Le altre prove di innocenza

La corposa cartella clinica della parte offesa – agli atti del processo e mai debitamente tenuta in considerazione – è sottoposta all’attenzione del prof. Alessandro Meluzzi, Psichiatra, al quale viene richiesta un’analisi relativa al profilo del denunciante. Egli si esprime nei seguenti termini:

“La parte offesa di questa intricata ed orribile vicenda, affetta, suo malgrado, da certificate patologie psichiatriche di tale gravità da invalidarne la sfera volitiva ed emotiva, rappresenta nelle sue testimonianze spaccati di realtà che ben possono essere esistiti solo nel suo immaginario, siano colposamente o dolosamente artefatti.  Le patologie riportate e certificate della parte offesa ben avrebbero dovuto fare sorgere una particolare attenzione al Giudicante sulle dichiarazioni che venivano rese, con una maggior necessità di vagliarne il contenuto, che invece è stato ripreso acriticamente e sostanzialmente digerito dal sistema giudiziario senza alcun vaglio. Nella sua tendenza manipolatoria la parte offesa è riuscito a manipolare anche chi lo stava ascoltando”.
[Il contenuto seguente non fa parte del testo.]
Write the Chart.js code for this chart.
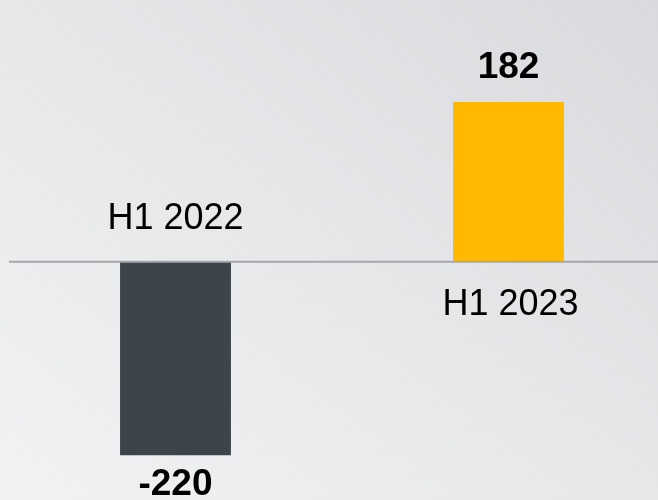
<!DOCTYPE html>
<html>
<head>
<meta charset="utf-8">
<script src="https://cdn.jsdelivr.net/npm/chart.js@4/dist/chart.umd.min.js"></script>
<style>
  html, body { margin: 0; padding: 0; overflow: hidden; }
  body {
    width: 658px; height: 500px;
    background: linear-gradient(to top right, #f2f2f3 0%, #e6e7e9 50%, #d9dadd 100%);
  }
  #wrap { width: 676px; height: 500px; position: relative; }
</style>
</head>
<body>
<div id="wrap"><canvas id="c"></canvas></div>
<script>
const categories = ['H1 2022', 'H1 2023'];
const values = [-220, 182];
const valueLabels = ['-220', '182'];
const barColors = ['#3d454c', '#ffb900'];

// value labels beyond bar end, category labels on the other side of zero
const labelPlugin = {
  id: 'labels',
  afterDatasetsDraw(chart) {
    const { ctx, scales: { x, y }, chartArea } = chart;
    const zero = y.getPixelForValue(0);
    ctx.save();
    ctx.strokeStyle = '#a3a6ab';
    ctx.lineWidth = 2;
    ctx.beginPath();
    ctx.moveTo(chartArea.left, zero);
    ctx.lineTo(chartArea.right, zero);
    ctx.stroke();

    ctx.fillStyle = '#000';
    ctx.textAlign = 'center';
    values.forEach((v, i) => {
      const cx = x.getPixelForValue(i);
      const end = y.getPixelForValue(v);
      ctx.font = 'bold 37px "Liberation Sans", Arial, sans-serif';
      if (v >= 0) {
        ctx.textBaseline = 'bottom';
        ctx.fillText(valueLabels[i], cx, end - 16);
      } else {
        ctx.textBaseline = 'top';
        ctx.fillText(valueLabels[i], cx, end + 11);
      }
      ctx.font = '36px "Liberation Sans", Arial, sans-serif';
      if (v >= 0) {
        ctx.textBaseline = 'top';
        ctx.fillText(categories[i], cx + 2, zero + 25);
      } else {
        ctx.textBaseline = 'bottom';
        ctx.fillText(categories[i], cx, zero - 25);
      }
    });
    ctx.restore();
  }
};

new Chart(document.getElementById('c'), {
  type: 'bar',
  data: {
    labels: categories,
    datasets: [{
      data: values,
      backgroundColor: barColors,
      borderWidth: 0,
      barPercentage: 1,
      categoryPercentage: 0.333
    }]
  },
  options: {
    responsive: true,
    maintainAspectRatio: false,
    animation: false,
    layout: { padding: { left: 9, right: 1, top: 0, bottom: 0 } },
    plugins: { legend: { display: false }, tooltip: { enabled: false } },
    scales: {
      x: { display: false, grid: { display: false } },
      y: { display: false, min: -271, max: 298, grid: { display: false } }
    }
  },
  plugins: [labelPlugin]
});
</script>
</body>
</html>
Viene inoltre presentata ai Giudici un’esaustiva relazione di consulenza tecnico-informatica a cura dell’Ing. Michele Vitiello, chiamato ad analizzare lo smartphone di Guido Milani, sequestrato dalla Procura Meneghina durante le indagini, sul quale gli Inquirenti hanno ritrovato una serie di messaggi e chat Skype dal contenuto volgare ed esplicito, utilizzate per ricostruire un profilo di Guido Milani assolutamente distorto e surreale.
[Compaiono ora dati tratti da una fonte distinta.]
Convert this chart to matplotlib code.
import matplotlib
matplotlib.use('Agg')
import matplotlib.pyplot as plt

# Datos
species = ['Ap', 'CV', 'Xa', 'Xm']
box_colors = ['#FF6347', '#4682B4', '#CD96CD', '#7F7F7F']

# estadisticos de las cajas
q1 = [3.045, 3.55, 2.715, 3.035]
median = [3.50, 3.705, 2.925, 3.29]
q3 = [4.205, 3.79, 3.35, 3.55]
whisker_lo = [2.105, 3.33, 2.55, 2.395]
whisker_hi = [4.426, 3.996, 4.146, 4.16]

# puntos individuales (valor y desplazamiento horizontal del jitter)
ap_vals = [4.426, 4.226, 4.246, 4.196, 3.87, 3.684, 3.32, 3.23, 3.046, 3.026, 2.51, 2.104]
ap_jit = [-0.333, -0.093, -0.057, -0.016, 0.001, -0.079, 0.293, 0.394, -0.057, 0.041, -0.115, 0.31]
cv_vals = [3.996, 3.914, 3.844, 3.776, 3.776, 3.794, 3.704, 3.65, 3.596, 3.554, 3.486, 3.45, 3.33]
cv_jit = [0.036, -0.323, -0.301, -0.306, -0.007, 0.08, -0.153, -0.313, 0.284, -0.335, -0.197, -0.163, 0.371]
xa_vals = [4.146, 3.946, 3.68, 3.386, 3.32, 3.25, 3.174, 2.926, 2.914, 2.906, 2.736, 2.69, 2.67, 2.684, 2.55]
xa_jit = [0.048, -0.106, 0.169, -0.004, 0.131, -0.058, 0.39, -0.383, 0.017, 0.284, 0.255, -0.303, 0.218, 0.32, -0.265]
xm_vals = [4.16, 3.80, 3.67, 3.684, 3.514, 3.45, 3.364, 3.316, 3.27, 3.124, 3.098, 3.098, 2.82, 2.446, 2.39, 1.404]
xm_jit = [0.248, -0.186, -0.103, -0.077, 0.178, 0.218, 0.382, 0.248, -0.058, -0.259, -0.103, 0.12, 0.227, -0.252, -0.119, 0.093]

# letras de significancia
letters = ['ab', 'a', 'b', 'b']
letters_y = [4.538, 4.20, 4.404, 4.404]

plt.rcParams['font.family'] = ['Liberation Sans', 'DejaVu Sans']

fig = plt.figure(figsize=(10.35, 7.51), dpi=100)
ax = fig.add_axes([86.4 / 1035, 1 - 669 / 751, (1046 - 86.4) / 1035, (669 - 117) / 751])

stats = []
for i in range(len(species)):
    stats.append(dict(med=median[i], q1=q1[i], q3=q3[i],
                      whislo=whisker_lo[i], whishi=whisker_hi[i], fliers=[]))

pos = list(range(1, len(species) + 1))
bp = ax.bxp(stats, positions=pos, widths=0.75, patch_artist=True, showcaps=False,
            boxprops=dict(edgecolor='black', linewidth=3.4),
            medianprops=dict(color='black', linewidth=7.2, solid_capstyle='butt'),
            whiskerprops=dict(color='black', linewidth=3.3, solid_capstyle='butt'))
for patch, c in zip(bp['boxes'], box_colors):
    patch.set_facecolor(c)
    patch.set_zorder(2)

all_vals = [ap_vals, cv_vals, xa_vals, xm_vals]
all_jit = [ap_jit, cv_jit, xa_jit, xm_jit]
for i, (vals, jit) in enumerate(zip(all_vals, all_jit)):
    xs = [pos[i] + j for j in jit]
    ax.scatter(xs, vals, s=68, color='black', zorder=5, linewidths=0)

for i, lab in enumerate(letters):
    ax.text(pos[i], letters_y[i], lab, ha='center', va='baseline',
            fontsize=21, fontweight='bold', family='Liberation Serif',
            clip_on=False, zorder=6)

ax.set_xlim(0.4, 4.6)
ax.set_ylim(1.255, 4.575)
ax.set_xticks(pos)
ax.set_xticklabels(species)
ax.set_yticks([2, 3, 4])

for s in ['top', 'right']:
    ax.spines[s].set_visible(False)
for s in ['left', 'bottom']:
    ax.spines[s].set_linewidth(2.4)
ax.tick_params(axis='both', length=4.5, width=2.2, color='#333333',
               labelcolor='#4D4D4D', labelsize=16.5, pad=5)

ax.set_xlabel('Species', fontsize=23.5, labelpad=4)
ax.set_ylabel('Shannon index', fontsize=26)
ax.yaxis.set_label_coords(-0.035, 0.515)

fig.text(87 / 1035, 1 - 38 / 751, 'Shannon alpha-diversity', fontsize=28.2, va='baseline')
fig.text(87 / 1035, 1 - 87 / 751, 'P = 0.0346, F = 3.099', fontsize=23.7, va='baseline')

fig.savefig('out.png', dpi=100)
Guido ha sempre negato con fermezza l’attribuzione di simili messaggi.

Ciò che emerge dalla perizia forense, atta a verificare se il dispositivo sia stato utilizzato anche da altre persone, è sorprendente. Sul cellulare, infatti, il consulente ha rinvenuto, oltre agli account attribuibili al proprietario, anche due diversi account riconducibili ad un soggetto terzo, un giovane ex collaboratore di Guido.
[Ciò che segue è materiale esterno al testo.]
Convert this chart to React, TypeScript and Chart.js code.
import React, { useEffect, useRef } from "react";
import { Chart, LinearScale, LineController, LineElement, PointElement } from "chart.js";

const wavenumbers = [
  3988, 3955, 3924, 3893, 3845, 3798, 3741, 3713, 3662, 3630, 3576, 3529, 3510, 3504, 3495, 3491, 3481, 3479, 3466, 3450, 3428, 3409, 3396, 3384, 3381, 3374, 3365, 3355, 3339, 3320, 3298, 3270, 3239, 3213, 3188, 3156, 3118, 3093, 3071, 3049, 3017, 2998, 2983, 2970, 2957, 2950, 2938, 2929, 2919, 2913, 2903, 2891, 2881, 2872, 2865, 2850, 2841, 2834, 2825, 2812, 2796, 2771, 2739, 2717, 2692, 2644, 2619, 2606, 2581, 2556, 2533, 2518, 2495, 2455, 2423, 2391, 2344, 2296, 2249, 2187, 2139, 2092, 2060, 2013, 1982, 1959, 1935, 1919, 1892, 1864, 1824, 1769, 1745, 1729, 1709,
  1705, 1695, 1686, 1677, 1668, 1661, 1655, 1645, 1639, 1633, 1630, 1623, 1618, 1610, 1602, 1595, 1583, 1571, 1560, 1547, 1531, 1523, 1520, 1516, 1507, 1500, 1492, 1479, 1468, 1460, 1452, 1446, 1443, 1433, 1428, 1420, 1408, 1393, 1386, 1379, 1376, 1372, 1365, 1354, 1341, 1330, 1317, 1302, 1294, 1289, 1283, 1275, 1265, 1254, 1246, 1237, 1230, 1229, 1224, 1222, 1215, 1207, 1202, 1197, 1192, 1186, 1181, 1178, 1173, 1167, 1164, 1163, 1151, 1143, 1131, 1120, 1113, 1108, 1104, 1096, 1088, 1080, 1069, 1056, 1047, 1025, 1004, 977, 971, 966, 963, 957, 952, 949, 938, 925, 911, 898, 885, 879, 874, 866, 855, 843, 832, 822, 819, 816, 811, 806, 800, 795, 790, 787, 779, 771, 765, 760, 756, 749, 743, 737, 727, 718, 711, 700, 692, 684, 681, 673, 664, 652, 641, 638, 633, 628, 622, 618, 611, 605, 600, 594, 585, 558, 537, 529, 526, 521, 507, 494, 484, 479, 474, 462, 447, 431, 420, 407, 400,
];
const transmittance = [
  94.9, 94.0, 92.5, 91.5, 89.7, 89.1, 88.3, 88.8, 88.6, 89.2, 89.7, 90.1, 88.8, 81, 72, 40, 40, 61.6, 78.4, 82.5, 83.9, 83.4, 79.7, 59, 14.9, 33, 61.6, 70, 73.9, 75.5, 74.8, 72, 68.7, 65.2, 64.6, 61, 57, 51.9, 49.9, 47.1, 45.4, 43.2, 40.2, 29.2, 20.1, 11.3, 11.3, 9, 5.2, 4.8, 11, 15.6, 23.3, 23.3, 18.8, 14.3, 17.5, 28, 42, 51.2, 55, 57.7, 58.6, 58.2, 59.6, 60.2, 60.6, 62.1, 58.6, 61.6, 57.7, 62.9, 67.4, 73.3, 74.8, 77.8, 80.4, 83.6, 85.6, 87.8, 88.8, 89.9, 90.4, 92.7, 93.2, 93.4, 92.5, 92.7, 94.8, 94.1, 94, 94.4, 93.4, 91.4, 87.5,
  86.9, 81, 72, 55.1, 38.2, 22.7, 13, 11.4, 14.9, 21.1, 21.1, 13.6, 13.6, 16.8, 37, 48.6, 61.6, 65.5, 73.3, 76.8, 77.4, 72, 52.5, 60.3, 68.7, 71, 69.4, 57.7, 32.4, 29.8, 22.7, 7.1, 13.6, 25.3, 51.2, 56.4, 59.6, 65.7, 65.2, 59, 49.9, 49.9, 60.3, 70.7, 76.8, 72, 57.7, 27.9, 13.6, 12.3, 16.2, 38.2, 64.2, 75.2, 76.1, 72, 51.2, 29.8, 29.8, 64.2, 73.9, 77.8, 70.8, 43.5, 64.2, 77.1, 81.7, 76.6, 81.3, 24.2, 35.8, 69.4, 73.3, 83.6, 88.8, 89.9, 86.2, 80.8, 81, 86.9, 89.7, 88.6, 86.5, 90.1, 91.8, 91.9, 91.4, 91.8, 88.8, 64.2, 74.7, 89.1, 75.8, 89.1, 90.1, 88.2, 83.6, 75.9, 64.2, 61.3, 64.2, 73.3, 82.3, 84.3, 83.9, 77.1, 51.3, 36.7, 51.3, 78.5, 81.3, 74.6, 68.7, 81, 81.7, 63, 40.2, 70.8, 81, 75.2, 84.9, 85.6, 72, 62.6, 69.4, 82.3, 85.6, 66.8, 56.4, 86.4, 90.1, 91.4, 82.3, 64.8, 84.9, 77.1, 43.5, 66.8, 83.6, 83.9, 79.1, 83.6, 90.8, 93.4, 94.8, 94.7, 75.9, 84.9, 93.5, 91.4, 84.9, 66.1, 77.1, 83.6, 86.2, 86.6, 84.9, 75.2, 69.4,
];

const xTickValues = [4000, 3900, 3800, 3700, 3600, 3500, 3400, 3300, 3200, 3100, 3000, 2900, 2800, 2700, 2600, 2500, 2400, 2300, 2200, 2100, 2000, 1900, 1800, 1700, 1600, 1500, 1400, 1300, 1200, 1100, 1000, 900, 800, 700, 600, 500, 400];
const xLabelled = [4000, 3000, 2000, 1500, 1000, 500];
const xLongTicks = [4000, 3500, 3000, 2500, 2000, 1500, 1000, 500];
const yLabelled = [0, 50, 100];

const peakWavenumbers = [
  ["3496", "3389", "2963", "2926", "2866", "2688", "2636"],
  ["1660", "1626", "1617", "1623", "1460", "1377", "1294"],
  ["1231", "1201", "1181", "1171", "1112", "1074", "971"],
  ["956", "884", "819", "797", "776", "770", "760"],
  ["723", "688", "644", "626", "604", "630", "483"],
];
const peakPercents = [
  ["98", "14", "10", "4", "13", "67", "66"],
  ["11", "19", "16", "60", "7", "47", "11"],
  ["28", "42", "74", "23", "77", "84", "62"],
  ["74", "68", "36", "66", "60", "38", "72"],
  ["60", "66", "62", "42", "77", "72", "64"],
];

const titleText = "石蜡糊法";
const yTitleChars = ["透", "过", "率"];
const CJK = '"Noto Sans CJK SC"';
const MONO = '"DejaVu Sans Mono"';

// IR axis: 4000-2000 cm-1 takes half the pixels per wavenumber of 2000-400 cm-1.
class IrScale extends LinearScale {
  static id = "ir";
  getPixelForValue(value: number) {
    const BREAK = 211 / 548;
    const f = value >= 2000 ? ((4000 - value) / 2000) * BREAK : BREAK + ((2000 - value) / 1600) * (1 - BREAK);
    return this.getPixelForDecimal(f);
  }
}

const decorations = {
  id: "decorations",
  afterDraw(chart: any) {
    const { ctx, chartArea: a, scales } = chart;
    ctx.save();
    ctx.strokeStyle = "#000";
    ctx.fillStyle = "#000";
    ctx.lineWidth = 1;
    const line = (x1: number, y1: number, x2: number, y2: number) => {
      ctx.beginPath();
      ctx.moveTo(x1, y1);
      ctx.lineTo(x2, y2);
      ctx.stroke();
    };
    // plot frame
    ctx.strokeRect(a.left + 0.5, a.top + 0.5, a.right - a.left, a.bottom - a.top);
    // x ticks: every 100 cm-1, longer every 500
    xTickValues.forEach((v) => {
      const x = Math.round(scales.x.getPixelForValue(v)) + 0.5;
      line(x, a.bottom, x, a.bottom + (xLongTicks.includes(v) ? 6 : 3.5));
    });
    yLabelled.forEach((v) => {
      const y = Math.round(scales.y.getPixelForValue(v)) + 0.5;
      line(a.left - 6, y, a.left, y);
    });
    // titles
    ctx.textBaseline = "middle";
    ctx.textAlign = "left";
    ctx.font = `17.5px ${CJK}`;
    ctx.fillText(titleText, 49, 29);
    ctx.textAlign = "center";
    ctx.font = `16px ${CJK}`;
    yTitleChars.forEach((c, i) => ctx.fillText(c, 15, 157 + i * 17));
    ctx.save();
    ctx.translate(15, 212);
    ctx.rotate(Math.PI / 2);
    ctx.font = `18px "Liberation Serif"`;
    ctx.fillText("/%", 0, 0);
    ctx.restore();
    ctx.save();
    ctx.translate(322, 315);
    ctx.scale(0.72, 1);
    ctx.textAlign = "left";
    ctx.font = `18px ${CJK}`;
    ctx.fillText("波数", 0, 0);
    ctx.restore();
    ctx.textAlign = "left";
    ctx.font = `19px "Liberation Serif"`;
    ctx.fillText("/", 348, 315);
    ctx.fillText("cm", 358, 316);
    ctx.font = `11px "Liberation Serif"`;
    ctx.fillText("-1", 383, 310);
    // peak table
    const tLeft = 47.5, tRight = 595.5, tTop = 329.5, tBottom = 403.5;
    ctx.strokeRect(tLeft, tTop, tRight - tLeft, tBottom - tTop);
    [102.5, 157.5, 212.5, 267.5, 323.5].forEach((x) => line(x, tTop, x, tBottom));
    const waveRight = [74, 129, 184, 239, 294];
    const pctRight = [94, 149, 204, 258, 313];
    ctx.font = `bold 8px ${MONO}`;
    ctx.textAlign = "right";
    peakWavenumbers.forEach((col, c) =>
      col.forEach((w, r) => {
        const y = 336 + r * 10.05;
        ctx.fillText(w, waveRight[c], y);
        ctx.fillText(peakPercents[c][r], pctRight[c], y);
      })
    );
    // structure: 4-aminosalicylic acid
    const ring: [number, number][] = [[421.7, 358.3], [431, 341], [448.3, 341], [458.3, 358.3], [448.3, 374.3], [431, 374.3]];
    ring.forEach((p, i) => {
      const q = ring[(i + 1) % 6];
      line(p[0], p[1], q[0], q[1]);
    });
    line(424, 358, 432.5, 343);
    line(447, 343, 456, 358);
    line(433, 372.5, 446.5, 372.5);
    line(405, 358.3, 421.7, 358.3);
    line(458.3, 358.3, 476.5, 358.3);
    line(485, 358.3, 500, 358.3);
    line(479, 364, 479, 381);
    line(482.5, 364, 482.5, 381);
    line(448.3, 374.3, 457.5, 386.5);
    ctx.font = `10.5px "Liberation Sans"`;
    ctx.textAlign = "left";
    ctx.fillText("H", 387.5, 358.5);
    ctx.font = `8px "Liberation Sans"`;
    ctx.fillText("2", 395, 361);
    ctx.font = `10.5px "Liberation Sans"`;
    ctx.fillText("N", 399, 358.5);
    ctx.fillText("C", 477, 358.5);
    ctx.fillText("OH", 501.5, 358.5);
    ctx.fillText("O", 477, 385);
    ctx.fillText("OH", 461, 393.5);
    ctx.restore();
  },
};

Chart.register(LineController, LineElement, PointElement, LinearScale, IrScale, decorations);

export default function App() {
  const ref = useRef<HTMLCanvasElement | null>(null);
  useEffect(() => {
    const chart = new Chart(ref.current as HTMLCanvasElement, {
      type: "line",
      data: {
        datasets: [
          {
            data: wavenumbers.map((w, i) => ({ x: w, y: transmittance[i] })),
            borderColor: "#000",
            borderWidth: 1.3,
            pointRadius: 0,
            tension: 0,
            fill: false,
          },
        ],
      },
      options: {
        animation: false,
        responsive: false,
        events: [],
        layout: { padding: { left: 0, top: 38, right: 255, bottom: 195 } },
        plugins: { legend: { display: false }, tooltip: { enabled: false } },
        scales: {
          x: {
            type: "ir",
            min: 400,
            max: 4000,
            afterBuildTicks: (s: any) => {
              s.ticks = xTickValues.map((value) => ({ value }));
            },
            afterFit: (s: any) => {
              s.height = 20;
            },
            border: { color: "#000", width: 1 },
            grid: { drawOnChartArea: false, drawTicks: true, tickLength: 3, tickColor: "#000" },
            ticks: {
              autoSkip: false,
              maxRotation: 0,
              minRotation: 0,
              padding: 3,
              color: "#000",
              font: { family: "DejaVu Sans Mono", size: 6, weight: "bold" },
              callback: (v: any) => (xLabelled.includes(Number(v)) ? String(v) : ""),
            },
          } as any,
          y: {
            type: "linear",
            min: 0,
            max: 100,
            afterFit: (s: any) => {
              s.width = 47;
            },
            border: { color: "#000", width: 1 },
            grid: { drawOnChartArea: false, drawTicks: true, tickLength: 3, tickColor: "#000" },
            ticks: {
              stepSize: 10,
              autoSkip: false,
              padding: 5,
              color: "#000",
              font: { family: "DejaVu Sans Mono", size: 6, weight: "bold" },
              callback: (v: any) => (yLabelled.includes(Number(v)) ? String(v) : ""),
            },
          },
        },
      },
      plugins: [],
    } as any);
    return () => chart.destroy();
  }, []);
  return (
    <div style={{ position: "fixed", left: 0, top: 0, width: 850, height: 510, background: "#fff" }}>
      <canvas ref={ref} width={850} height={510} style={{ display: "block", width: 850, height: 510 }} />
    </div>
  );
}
Si legge nelle conclusioni del perito:

“Più nello specifico, l’e-mail “mail 1” è stata utilizzata per registrarsi all’account Samsung associato allo smartphone, mentre l’altra (“mail 2”) è uno degli account Gmail sincronizzati sul dispositivo. Inserendo la mail “mail 1” sulla barra del social network Facebook emerge immediatamente il profilo del ragazzo …”

Lo stesso consulente, nell’analizzare la posta elettronica presente sul dispositivo, certifica la presenza di messaggi, con chiare finalità sessuali, NON ATTRIBUIBILI A GUIDO MILANI MA AL “SOGGETTO TERZO”.

Si legge nelle conclusioni:

“Dall’analisi della posta elettronica ne sono emerse alcune associabili all’account “mail 2” in data 19 aprile 2015, nelle quali l’utente cerca di organizzare incontri con utenti del sito bacheca incontri…”

L’utente terzo si era dunque prima registrato all’account Samsung associato allo smartphone di Guido Milani per poi inviare, dal medesimo dispositivo, una serie di messaggi, mail, conversazioni Skype attribuite dalla Magistratura a Guido ma in realtà inviate da un soggetto terzo.

È sempre il perito a certificarlo:

“A conclusione di quanto emerso durante l’attività di analisi e ricerca, si può affermare che il dispositivo non sia stato utilizzato esclusivamente dal sig. Milani Guido bensì anche dal signor…”

Le prove di non colpevolezza (relazioni urologiche, perizie medico-legali, approfondimento sul profilo psichico del denunciante, consulenza informatica) sono dunque al centro dell’approfondito percorso di revisione processuale in carico alla Corte d’Appello di Brescia.